Although the conservatory order only stalls the enforcement and could be lifted or maintained thereafter, it nonetheless represents a win for digital rights advocates in Kenya, as they have in the interim satisfied the judge that there is an arguable case to be made against the constitutionality of the recently enacted law. The order also marks another landmark ruling in the litigation towards respect and realisation of digital rights across Africa.

According to the  order, the suspended sections are: 5, 16, 17, 22, 23, 24, 27, 28, 29, 31, 32, 33, 34, 35, 36, 37, 38, 39, 40, 41, 48, 49, 50, 51, 52 & 53.


Various organisations criticised the bill prior to its assent on May 16, 2018 calling it unconstitutional. Among the organisations were the Kenya ICT Action Network (KICTANET), Article 19 Eastern Africa, BAKE and the Centre to Protect Journalists (CPJ) who deemed numerous sections unconstitutional and detrimental to Kenyan citizens’ digital rights. They said it infringed on the privacy of individuals, freedom of expression, speech, opinion and access to information online.
Kenya already has a history of stifling online critics of the state and state actors, as echoed by James Wamathai, the Director of Partnerships at BAKE. In a statement, he said: “In the past several years, there have been attempts by the government to clamp down on the freedom of expression online. This Act is a testament of these efforts, especially after other sections were declared unconstitutional by the courts.
Among the prevailing concerns on the law is the use of vague language on issues such as “false” or “fictitious” content and false publications in Section 22 and 23, accompanied with heavy obligations on users to verify truthfulness or untruthfulness of information before disseminating.
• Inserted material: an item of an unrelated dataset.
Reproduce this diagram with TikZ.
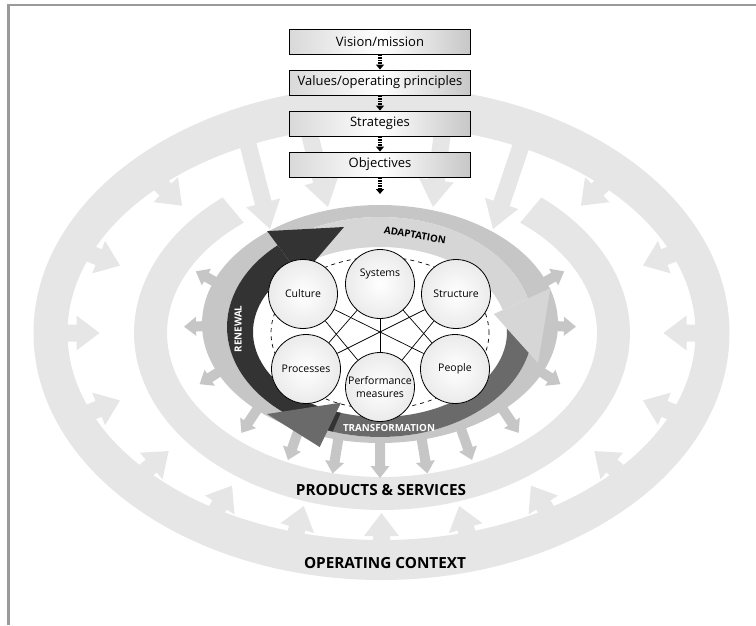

As per section 12, failure to comply would result in a fine of five million Kenyan shilling (USD 50,000), up to two years in prison, or both.
The  court order comes on the heels of the two judgments (Okiya Omtatah Okoiti v The Communication Authority of Kenya and 3 others Constitutional Petition No. 53 of 2017 and Kenya Human Rights Commission v Communications Authority of Kenya and 3 others no. 86 of 2017) by the Kenya High Court in which the petitioners successfully challenged the installation on mobile phone networks of a communication surveillance system dubbed Device Management System (DMS), by the Communications Authority (CA) Kenya (CA). The petitioners argued that, through this system, the authority would have undue access to the communications of citizens.
As more countries in Sub-Saharan Africa develop technology related laws, it is fundamental that the laws uphold human rights standards prescribed at global and regional levels, including in the International Covenant on Civil and Political Rights (ICCPR), the African Charter on Human and Peoples Rights (ACHPR), and African Union Convention on Cybersecurity and Personal Data Protection. However, recent developments such as has been witnessed in East Africa appear to prioritise the criminalisation and penalisation of internet use rather than encourage its adoption as a tool for greater access to information, and for expanding free expression and civic engagement.
Kenya’s neighbours Tanzania and Uganda have this year taken actions detrimental to digital rights. In Uganda, social media taxes that could be introduced in July 2018 threaten internet access and affordability while in in Tanzania, online content producers will have to pay over USD 900 to register with the state for permissions to maintain their platforms, according to new regulations.